Orbit/Oculoplastic Quiz 1: Orbit
Figures 1-2. This is the orbital CT of a man with painless progressive proptosis OS
|Questions and Answers|
|1. What is your diagnosis?|
Answer: Thyroid ophthalmopathy. This is the most common cause of unilateral as well as bilateral proptosis. The absence of pain and the enlargement of muscles without involvement of the tendinous portion of the muscle is typical of thyroid disease.
2. What is the differential diagnosis of enlarged extraocular muscles?
Answer: Thyroid disease is the most common cause of enlarged extraocular muscles. Usually, the degree of asymmetry between the orbits is not as pronouced as in this patient. Inflammatory orbital pseudotumor can cause enlargement of the muscle, but the tendinous portion is classically affected by the inflammation, in contrast to thyroid disease where the tendinous portion is spared. Rarely, neoplastic lesions may infiltrate the muscles. Amyloidosis may also enlarge the muscles through an infiltrative process.
3. Which extraocular muscles are mont commonly involved in this disorder?
Answer: The extraocular muscles which are affected, FROM most to least are the: inferior rectus, medial rectus, superior rectus, and lateral rectus.
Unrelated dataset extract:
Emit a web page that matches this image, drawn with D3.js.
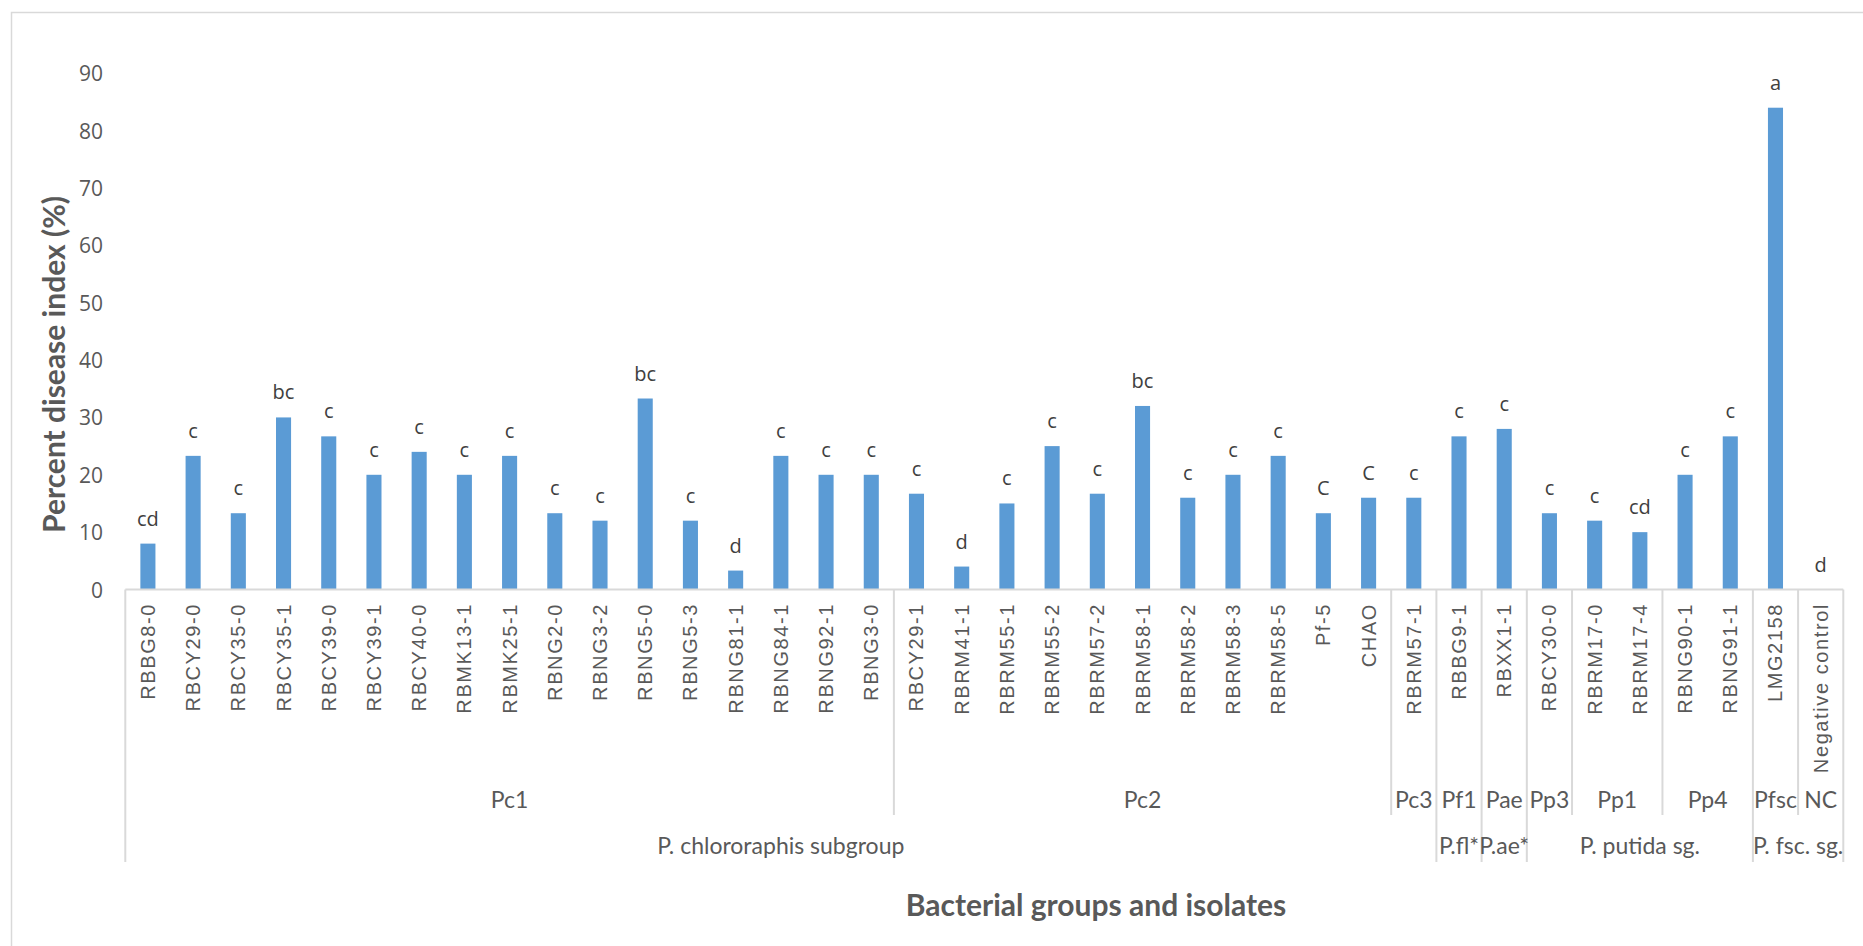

4. What are potentially sight threatening complications in this disorder?
Answer: Compressive optic neuropathy FROM muscle enlargement and corneal exposure leading to ulceration and perforation.
5. How would you manage this condition?
Answer: Treatment is dependent on the severity of the disease. If mild, the patient may be treated with topical lubrication and patching at night. If in the acute inflammatory phase, the patient may require systemic corticosteroids or immunosuppressive agents. Lid surgery may be necessary to REPAIR lid retraction. Orbital decompressive surgery is an effective treatment for compressive optic neuropathy. Traditionally this was done by removing the medial orbital wall along with the orbital floor. However some advocate to remove the medial and lateral wall while leaving the orbital floor intact. The combined medial and lateral wall decompression is usually sufficient to achieve the surgical goals. The medial wall decompression can be performed endoscopically. The disadvantages of floor decompression includes the inability to predict the results. The patient may also experience enophthalmos due to excessive herniation INTO the maxillary sinus.